Denmark House garages
The old Denmark House garages site has been fenced off for years

A leading housing association has sold land in Charlton to a private developer – despite that land being earmarked for “affordable housing”.

L&Q has sold the plot in Maryon Road to an Abbey Wood-based developer, Brunswick Square Investments, 18 years after its former subsidiary Tower Homes bought the land from Greenwich Council for £361,000.

The land formerly housed garages for the Morris Walk Estate, and a covenant was put in place in December 2002 to ensure the land would be developed into 12 homes.

However, no development took place, and in 2015 a further covenant was issued on the land transferring it to L&Q, and pledging that the site “be used for no other purpose than Affordable Housing”, which it defines as being “social rent, affordable rent and intermediate housing” – the latter usually meaning shared ownership. It also restricted the size of any development to 33 habitable rooms.
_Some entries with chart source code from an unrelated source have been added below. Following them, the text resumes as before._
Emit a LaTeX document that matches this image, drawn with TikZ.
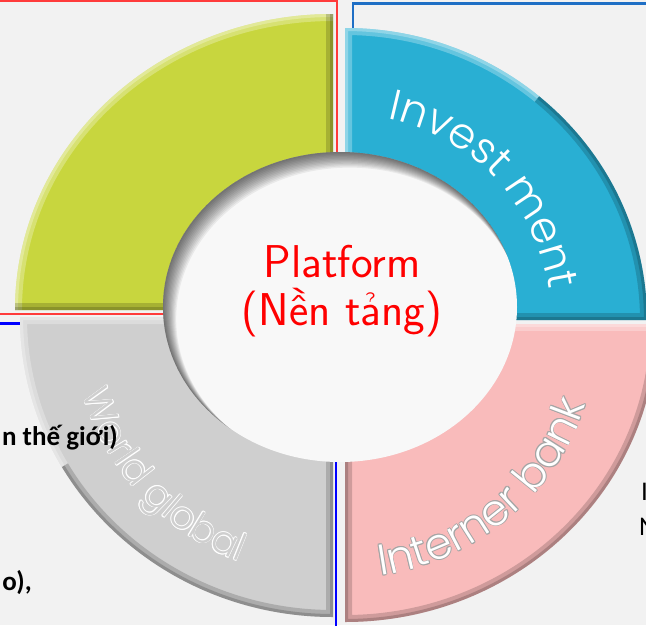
\documentclass[tikz,border=0pt]{standalone}
\usepackage{fontspec}
\IfFontExistsTF{Poppins Light}{\newfontfamily\segfont{Poppins Light}}{\newfontfamily\segfont{Poppins}}
\newfontfamily\calfont{Carlito}
\usetikzlibrary{decorations.text}
\definecolor{bgc}{HTML}{F2F2F2}
\definecolor{greenseg}{HTML}{C8D63E}
\definecolor{cyanseg}{HTML}{29AFD3}
\definecolor{pinkseg}{HTML}{F9BBBB}
\definecolor{grayseg}{HTML}{CFCFCF}
\definecolor{hubfill}{HTML}{F8F8F8}
\definecolor{redline}{HTML}{FF3B3B}
\definecolor{blueline}{HTML}{1F6FC5}
\definecolor{bluedeep}{HTML}{0000FF}
\definecolor{outlinegray}{HTML}{A5A5A5}
\begin{document}
\begin{tikzpicture}[x=1pt,y=-1pt,
  litedge/.style={draw=white, draw opacity=0.28},
  darkedge/.style={draw=black, draw opacity=0.17},
  blacktext/.style={inner sep=0pt, text=black, font=\calfont\bfseries\fontsize{27}{27}\selectfont},
  edgetext/.style={inner sep=0pt, text=black, font=\calfont\fontsize{27}{27}\selectfont},
  hubtext/.style={inner sep=0pt, text=red, font=\sffamily\fontsize{46}{46}\selectfont}]
\useasboundingbox (0,0) rectangle (646,625);
\clip (0,0) rectangle (646,625);
\fill[bgc] (0,0) rectangle (646,625);

% background frames
\draw[redline, line width=2] (-10,1) rectangle (337,314);
\draw[blueline, line width=2.2] (353,3.5) rectangle (660,335);
\draw[bluedeep, line width=2.5] (-10,323.5) rectangle (336,640);

% green segment (top left)
\begin{scope}
\clip (333,310) -- (333,14) arc[start angle=-90,end angle=-180,x radius=318,y radius=296] -- cycle;
\fill[greenseg] (0,0) rectangle (646,625);
\draw[litedge, line width=14] (333,14) arc[start angle=-90,end angle=-180,x radius=318,y radius=296];
\draw[litedge, line width=6] (333,14) arc[start angle=-90,end angle=-180,x radius=318,y radius=296];
\draw[darkedge, line width=14] (333,10) -- (333,310) -- (10,310);
\draw[darkedge, line width=6] (333,10) -- (333,310) -- (10,310);
\end{scope}

% cyan segment (top right)
\begin{scope}
\clip (345,320) -- (345,28) arc[start angle=-90,end angle=0,x radius=302,y radius=292] -- cycle;
\fill[cyanseg] (0,0) rectangle (660,625);
\draw[litedge, line width=14] (345,320) -- (345,28) arc[start angle=-90,end angle=-50,x radius=302,y radius=292];
\draw[litedge, line width=6] (345,320) -- (345,28) arc[start angle=-90,end angle=-50,x radius=302,y radius=292];
\draw[darkedge, line width=14] (345,320) ++(-50:302 and 292) arc[start angle=-50,end angle=0,x radius=302,y radius=292] -- (345,320);
\draw[darkedge, line width=6] (345,320) ++(-50:302 and 292) arc[start angle=-50,end angle=0,x radius=302,y radius=292] -- (345,320);
\end{scope}

% gray segment (bottom left)
\begin{scope}
\clip (333,317) -- (20,317) arc[start angle=180,end angle=90,x radius=313,y radius=300] -- cycle;
\fill[grayseg] (0,0) rectangle (646,640);
\draw[litedge, line width=14] (333,317) -- (20,317) arc[start angle=180,end angle=150,x radius=313,y radius=300];
\draw[litedge, line width=6] (333,317) -- (20,317) arc[start angle=180,end angle=150,x radius=313,y radius=300];
\draw[darkedge, line width=14] (333,317) ++(150:313 and 300) arc[start angle=150,end angle=90,x radius=313,y radius=300] -- (333,317);
\draw[darkedge, line width=6] (333,317) ++(150:313 and 300) arc[start angle=150,end angle=90,x radius=313,y radius=300] -- (333,317);
\end{scope}

% pink segment (bottom right)
\begin{scope}
\clip (345,324) -- (657,324) arc[start angle=0,end angle=90,x radius=312,y radius=298] -- cycle;
\fill[pinkseg] (0,0) rectangle (660,640);
\draw[litedge, line width=14] (345,324) -- (660,324);
\draw[litedge, line width=6] (345,324) -- (660,324);
\draw[darkedge, line width=14] (657,324) arc[start angle=0,end angle=90,x radius=312,y radius=298] -- (345,324);
\draw[darkedge, line width=6] (657,324) arc[start angle=0,end angle=90,x radius=312,y radius=298] -- (345,324);
\end{scope}

% hub with inner shadow
\begin{scope}
\clip (340,307) ellipse [x radius=177, y radius=155];
\fill[hubfill] (150,140) rectangle (530,470);
\foreach \i in {1,...,12}{
  \fill[black, opacity=0.06, even odd rule] (150,140) rectangle (530,470)
    ({340+0.8*\i},{307+1.0*\i}) ellipse [x radius={177-0.3*\i}, y radius={155-0.3*\i}];
}
\end{scope}

\node[hubtext, anchor=base] (hub1) at (342,277) {Platform};
\node[hubtext, anchor=base] (hub2) at (342,325) {(Nền tảng)};

% Invest ment
\path[decorate, decoration={text along path, text color=white,
  text={|\segfont\fontsize{43}{43}\selectfont|Invest ment}}]
  (345,320) ++(-78:206) arc[start angle=-78, end angle=10, radius=206];

% World global: white outline, gray fill
\foreach \dx/\dy in {0.7/0,-0.7/0,0/0.7,0/-0.7,0.5/0.5,-0.5/0.5,0.5/-0.5,-0.5/-0.5}{
  \path[shift={(\dx,\dy)}, decorate, decoration={text along path, text color=white,
    text={|\segfont\fontsize{38}{38}\selectfont|World global}}]
    (333,317) ++(163:262) arc[start angle=163, end angle=95, radius=262];
}
\path[decorate, decoration={text along path, text color=grayseg,
  text={|\segfont\fontsize{38}{38}\selectfont|World global}}]
  (333,317) ++(163:262) arc[start angle=163, end angle=95, radius=262];

% Interner bank: gray outline, white fill
\foreach \dx/\dy in {0.8/0,-0.8/0,0/0.8,0/-0.8,0.6/0.6,-0.6/0.6,0.6/-0.6,-0.6/-0.6}{
  \path[shift={(\dx,\dy)}, decorate, decoration={text along path, text color=outlinegray,
    text={|\segfont\fontsize{43}{43}\selectfont|Interner bank}}]
    (345,324) ++(82:254) arc[start angle=82, end angle=0, radius=254];
}
\path[decorate, decoration={text along path, text color=white,
  text={|\segfont\fontsize{43}{43}\selectfont|Interner bank}}]
  (345,324) ++(82:254) arc[start angle=82, end angle=0, radius=254];

% cut-off side texts
\node[blacktext, anchor=base east] (left1) at (118,445) {n thế giới)};
\node[blacktext, anchor=base east] (left2) at (32,590) {o),};
\node[edgetext, anchor=base west] (right1) at (641,500) {I};
\node[edgetext, anchor=base west] (right2) at (639,535) {N};
\end{tikzpicture}
\end{document}
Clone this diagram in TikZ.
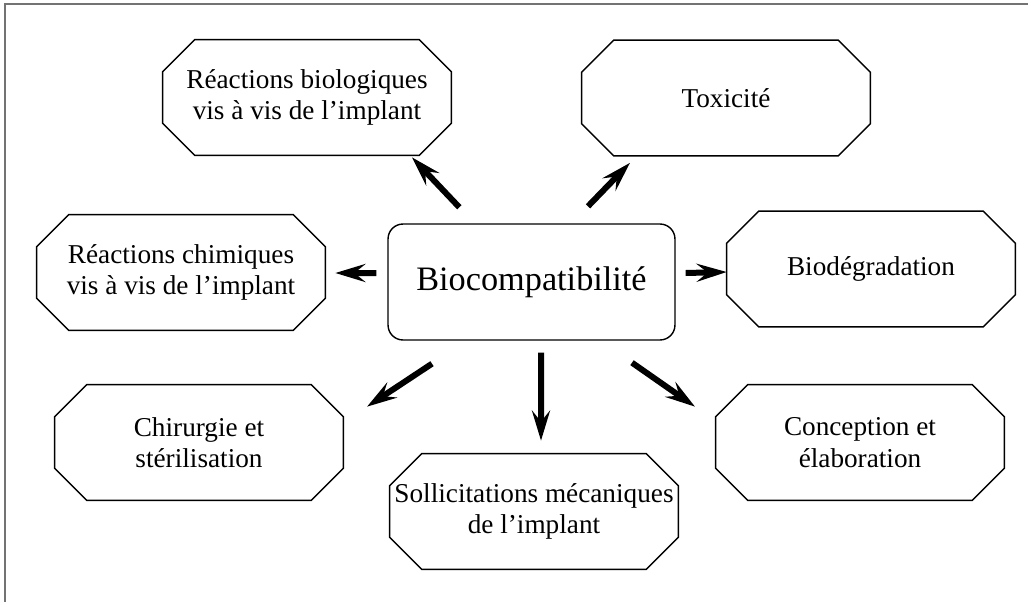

Denmark House Garages site
This land was sold by Greenwich Council in 2002

But L&Q has now sold the land to Brunswick Square Investments, which gives its headquarters as a private house in Overton Road, Abbey Wood. The Charlton Champion understands the sale price was £605,000, but has been unable to independently verify this as Land Registry records have not yet been updated.

The site has been fenced off for years and the housing estate around it – including the next-door tower block, Denmark House – has been demolished by the building company Lovell, which is redeveloping the old Morris Walk Estate as Trinity Park.

An L&Q spokesperson told The Charlton Champion: “This land was sold as it was surplus to our requirements. As part of the sale, the covenant restricting the size of the development, and the tenure to affordable housing, remained in place.”

Brunswick Square Investments was formed in 2019 and has not yet filed accounts with Companies House, which classes the company as being involved in “buying and selling real estate”. Its sole named director, Herbert McLaughlin, has not responded to a request for comment.

Greenwich Council’s cabinet member for regeneration, Sarah Merrill, told The Charlton Champion: “We are committed to ensuring that the covenants secured against the land are fully enforced. The new owner will need to ensure that any planning application for development respects the adjacent new and existing developments and this should be a policy compliant scheme delivering the maximum amount of affordable housing.”